After that it was on to the security line, my perennial least favorite experience of all time. We had a lot of carry-ons. Some for the kids, one with food, and some with items we couldn’t afford to check and have lost. Plus we had the stroller. I think we had to push around eight of those plastic bins through the x-ray machine. And then the attendant asked me “Sir, can you tell me what these capsule-like things are in the bottom of your bag?” I had no idea what she was talking about. I guess she found the answer herself, because soon we made it through and were back to putting on our shoes and re-filling our bags.
It was a sprint to the gate, which wasn’t too far away. We breezed onto the airplane (that’s what happens when you’re almost the last one on) and found that it wasn’t very full. Score!
The flight to Miami was uneventful, but it was a milestone for Jadzia. She was old enough to really enjoy it, and since we were late she didn’t have to spend 15-20 minutes waiting around in her seat for all the flight action to begin.
Arriving in Miami was what I dreaded the most. How would we kill five hours there with no play area?
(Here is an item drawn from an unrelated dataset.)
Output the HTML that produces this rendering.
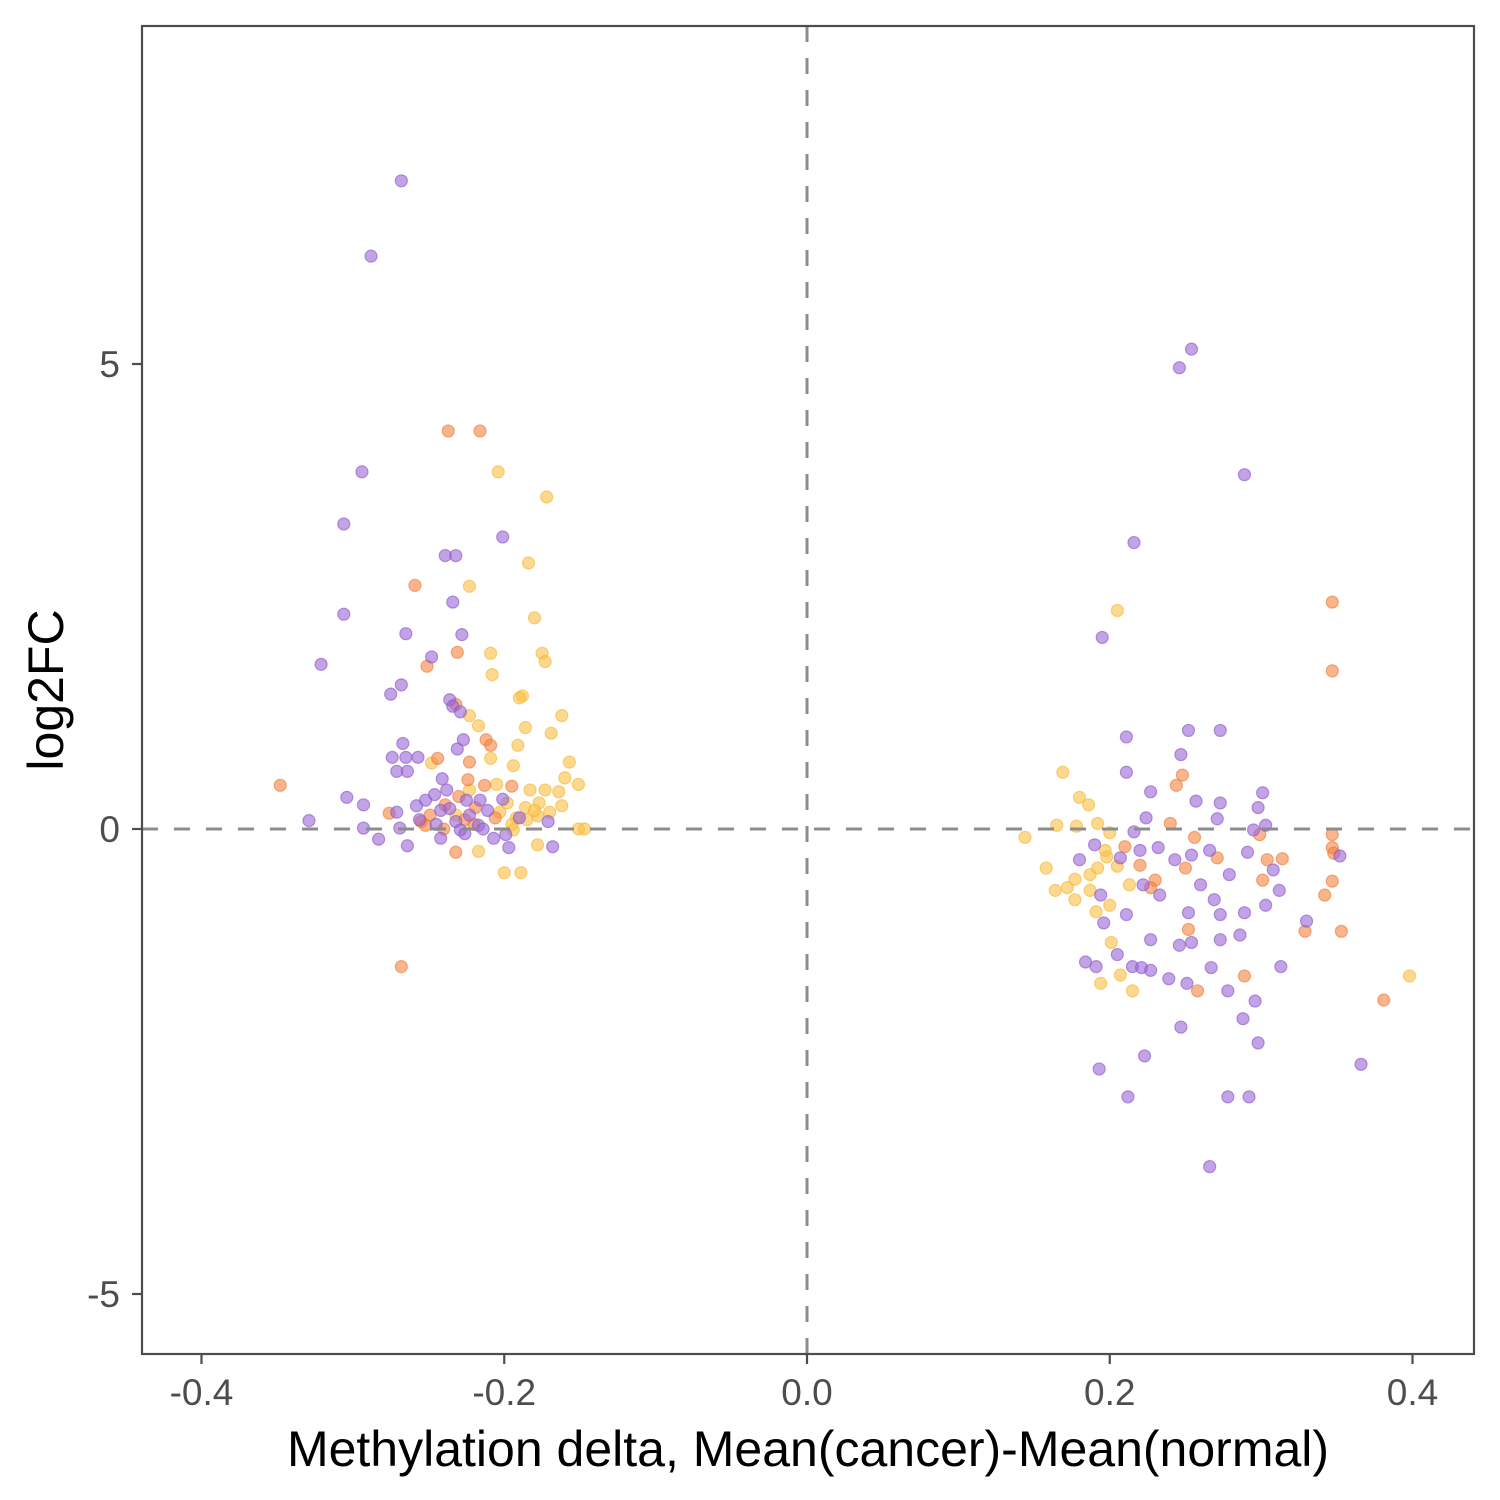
<!DOCTYPE html>
<html><head><meta charset="utf-8"><style>
html,body{margin:0;padding:0;background:#fff;}
svg{display:block;font-family:"Liberation Sans",Arial,sans-serif;}
</style></head><body>
<svg id="chart" width="1500" height="1500" viewBox="0 0 1500 1500">
<rect x="0" y="0" width="1500" height="1500" fill="#fff"/>
<g id="points"></g>
<g id="axes"></g>
</svg>
<script>
const xTicks=[-0.4,-0.2,0.0,0.2,0.4];
const xTickLabels=["-0.4","-0.2","0.0","0.2","0.4"];
const yTicks=[5,0,-5];
const yTickLabels=["5","0","-5"];
const purpleX=[-0.268,-0.288,-0.294,-0.306,-0.306,-0.321,-0.265,-0.248,-0.268,-0.275,-0.239,-0.232,-0.234,-0.228,-0.201,-0.236,-0.234,-0.229,-0.227,-0.231,-0.267,-0.274,-0.257,-0.265,-0.271,-0.264,-0.241,-0.304,-0.293,-0.329,-0.293,-0.283,-0.271,-0.269,-0.264,-0.252,-0.246,-0.242,-0.242,-0.232,-0.229,-0.223,-0.217,-0.211,-0.207,-0.201,-0.199,-0.197,-0.190,-0.171,-0.168,-0.256,-0.225,-0.216,-0.238,-0.245,-0.236,-0.226,-0.214,-0.258,
0.254,0.246,0.289,0.216,0.195,0.211,0.252,0.273,0.247,0.211,0.301,0.227,0.273,0.257,0.298,0.303,0.271,0.295,0.224,0.216,0.184,0.191,0.215,0.221,0.227,0.239,0.251,0.267,0.278,0.296,0.288,0.313,0.247,0.223,0.298,0.193,0.212,0.278,0.292,0.266,0.366,0.330,0.312,0.308,0.352,0.291,0.273,0.286,0.289,0.246,0.254,0.252,0.227,0.205,0.196,0.211,0.233,0.260,0.269,0.273,0.303,0.279,0.243,0.220,0.207,0.190,0.180,0.266,0.232,0.254,0.194,0.222];
const purpleY=[6.97,6.16,3.84,3.28,2.31,1.77,2.10,1.85,1.55,1.45,2.94,2.94,2.44,2.09,3.14,1.39,1.32,1.26,0.96,0.86,0.92,0.77,0.77,0.77,0.62,0.62,0.54,0.34,0.26,0.09,0.01,-0.11,0.18,0.01,-0.18,0.31,0.37,0.20,-0.10,0.08,-0.01,0.15,0.04,0.20,-0.10,0.32,-0.06,-0.20,0.12,0.08,-0.19,0.10,0.31,0.31,0.42,0.05,0.22,-0.05,0.00,0.25,
5.16,4.96,3.81,3.08,2.06,0.99,1.06,1.06,0.80,0.61,0.39,0.40,0.28,0.30,0.23,0.04,0.11,-0.01,0.12,-0.03,-1.43,-1.48,-1.48,-1.49,-1.52,-1.61,-1.66,-1.49,-1.74,-1.85,-2.04,-1.48,-2.13,-2.44,-2.30,-2.58,-2.88,-2.88,-2.88,-3.63,-2.53,-0.99,-0.66,-0.44,-0.29,-0.25,-1.19,-1.14,-0.90,-1.25,-1.22,-0.90,-1.19,-1.35,-1.01,-0.92,-0.71,-0.60,-0.76,-0.92,-0.82,-0.49,-0.33,-0.23,-0.31,-0.17,-0.33,-0.23,-0.20,-0.28,-0.71,-0.60];
const orangeX=[-0.348,-0.237,-0.216,-0.259,-0.231,-0.251,-0.232,-0.212,-0.209,-0.244,-0.223,-0.195,-0.276,-0.232,-0.268,-0.252,-0.239,-0.226,-0.219,-0.213,-0.224,-0.206,-0.249,-0.240,-0.230,-0.220,-0.255,
0.347,0.347,0.248,0.244,0.347,0.347,0.348,0.314,0.304,0.301,0.347,0.342,0.329,0.353,0.381,0.289,0.258,0.252,0.240,0.210,0.220,0.230,0.271,0.250,0.227,0.299,0.256];
const orangeY=[0.47,4.28,4.28,2.62,1.90,1.75,1.34,0.96,0.90,0.76,0.72,0.46,0.17,-0.25,-1.48,0.04,0.26,0.10,0.23,0.47,0.53,0.12,0.15,0.00,0.35,0.05,0.08,
2.44,1.70,0.58,0.47,-0.06,-0.20,-0.26,-0.32,-0.33,-0.55,-0.56,-0.71,-1.10,-1.10,-1.84,-1.58,-1.74,-1.08,0.06,-0.19,-0.39,-0.55,-0.31,-0.42,-0.63,-0.06,-0.09];
const yellowX=[-0.204,-0.172,-0.184,-0.223,-0.180,-0.209,-0.175,-0.173,-0.208,-0.188,-0.190,-0.162,-0.223,-0.217,-0.186,-0.169,-0.191,-0.209,-0.157,-0.194,-0.248,-0.160,-0.151,-0.183,-0.164,-0.205,-0.177,-0.162,-0.178,-0.203,-0.192,-0.151,-0.147,-0.178,-0.200,-0.189,-0.217,-0.194,-0.186,-0.223,-0.232,-0.173,-0.198,-0.185,-0.180,-0.195,-0.170,
0.205,0.169,0.180,0.186,0.144,0.165,0.178,0.192,0.200,0.158,0.164,0.172,0.177,0.187,0.192,0.198,0.177,0.191,0.200,0.201,0.194,0.215,0.398,0.207,0.197,0.213,0.205,0.187];
const yellowY=[3.84,3.57,2.86,2.61,2.27,1.89,1.89,1.80,1.66,1.43,1.41,1.22,1.22,1.11,1.09,1.03,0.90,0.76,0.72,0.68,0.71,0.55,0.48,0.42,0.40,0.48,0.28,0.25,0.14,0.18,0.12,0.00,0.00,-0.17,-0.47,-0.47,-0.24,-0.01,0.23,0.42,0.15,0.42,0.28,0.10,0.20,0.05,0.18,
2.35,0.61,0.34,0.26,-0.09,0.04,0.03,0.06,-0.04,-0.42,-0.66,-0.63,-0.54,-0.49,-0.42,-0.30,-0.76,-0.89,-0.82,-1.22,-1.66,-1.74,-1.58,-1.57,-0.23,-0.60,-0.40,-0.66];

const L=142,R=1474,T=26,B=1354;
function sx(v){return 807+v*1513.75;}
function sy(v){return 829-v*93;}
const NS="http://www.w3.org/2000/svg";
const pg=document.getElementById('points');
const ax=document.getElementById('axes');
function mk(tag,attrs,parent){const e=document.createElementNS(NS,tag);for(const k in attrs)e.setAttribute(k,attrs[k]);parent.appendChild(e);return e;}

function drawSeries(xs,ys,fill,stroke,name){
  for(let i=0;i<xs.length;i++){
    const c=mk('circle',{cx:sx(xs[i]),cy:sy(ys[i]),r:6,fill:fill,'fill-opacity':0.6,stroke:stroke,'stroke-opacity':0.6,'stroke-width':1.2},pg);
    
    
  }
}
drawSeries(yellowX,yellowY,'#fbbf45','#f6b431','point-yellow');
drawSeries(orangeX,orangeY,'#f5843f','#ef7a33','point-orange');
drawSeries(purpleX,purpleY,'#9a66d6','#8a55cc','point-purple');

const vl=mk('line',{x1:sx(0),x2:sx(0),y1:T,y2:B,stroke:'#8c8c8c','stroke-width':3,'stroke-dasharray':'16,16'},ax);


const hl=mk('line',{x1:L,x2:R,y1:sy(0),y2:sy(0),stroke:'#8c8c8c','stroke-width':3,'stroke-dasharray':'16,16'},ax);



const fr=mk('rect',{x:L,y:T,width:R-L,height:B-T,fill:'none',stroke:'#4d4d4d','stroke-width':2.2},ax);



xTicks.forEach((v,i)=>{
  const x=sx(v);
  const t=mk('line',{x1:x,x2:x,y1:B,y2:B+10,stroke:'#4d4d4d','stroke-width':2.2},ax);
  
  
  const lb=mk('text',{x:x,y:B+51,'text-anchor':'middle','font-size':37,fill:'#4d4d4d'},ax);
  lb.textContent=xTickLabels[i];
  
  
});
yTicks.forEach((v,i)=>{
  const y=sy(v);
  const t=mk('line',{x1:L-10,x2:L,y1:y,y2:y,stroke:'#4d4d4d','stroke-width':2.2},ax);
  
  
  const lb=mk('text',{x:L-22,y:y+13,'text-anchor':'end','font-size':37,fill:'#4d4d4d'},ax);
  lb.textContent=yTickLabels[i];
  
  
});
const xt=mk('text',{x:808,y:1466,'text-anchor':'middle','font-size':50,fill:'#000'},ax);
xt.textContent='Methylation delta, Mean(cancer)-Mean(normal)';


const yt=mk('text',{x:0,y:0,'text-anchor':'middle','font-size':50,fill:'#000',transform:'translate(63,690) rotate(-90)'},ax);
yt.textContent='log2FC';


</script>
</body></html>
Would we give in and pay $75 for access to the Admiral’s Club to escape MIA’s teeming masses?
Actually things worked amazingly well. Our flight to Santa Cruz was going to depart from gate D42, the very same gate we arrived at from St. Louis.
A quick bit of scouting revealed that gate D30 was under construction. A big wide area of seats (and electrical outlets) with hardly a soul. It was perfect area for us to set up shop. Ludi and Jadzia played a bit with the blocks we brought. They also played with Jadzia’s baby doll and the stroller. Ludi was constantly walking from the carpeted gate area out to the tiled main corridor where neverending hordes of travelers stampeded to their gates. I spent plenty of time corralling her. Anyway, gate D30 was a godsend.
Eventually we busted out the computer and a few DVDs. After that it was lunch time. We had promised Jadzia we would go to “a restaurant,” but most of MIA’s decent restaurants are outside the security zone.
During our five hours we made many, many circuits of the terminal. I took both Jadzia and Ludi at different times for more “scouting runs,” seeking better eatery options.
Ultimately we decided not to drag our luggage all the way out there and go through the security process all over again. There was a “food court” farther down the D concourse with a seating area, which made it restauranty enough to satisfy our promise. We had three empanadas (beef, chicken, and ham and cheese), some banana chips, and a turkey sandwich on a wheat kaiser roll.
Our flight to Bolivia was not much of a problem either. Jadzia was really really good on both flights. Ludi was very antsy, but she wasn’t screaming or crying. And thankfully the Santa Cruz flight was also pretty open, so we took up an entire row (six seats), which gave us plenty of elbow room.
Jadzia passed the time by doing “actividades” (activity books she got from her Nanny and Grandpa for her birthday), watching TV (but not really listening to it), and sleeping.
Unlike previous flights we have made to Bolivia, this one was nonstop to Santa Cruz. That was very nice, no wasted time in La Paz letting other people board.
We had no problems going through immigration. The girls entered as Bolivians thanks to their Bolivian consular birth certificates. My visa was in order, too, so it was all good.
It took a while to get all the luggage and make it through customs. After we did, we saw Yoli’s sister Lucy and her dad Don Hector waiting for us. It was about 10:30 or 10:45 p.m. at that point. We took all our stuff to a compact SUV where we found Lucy’s husband Juan, doing what I’d been looking forward to doing since I woke up at 4 in the morning: leaning back and snoring the night away.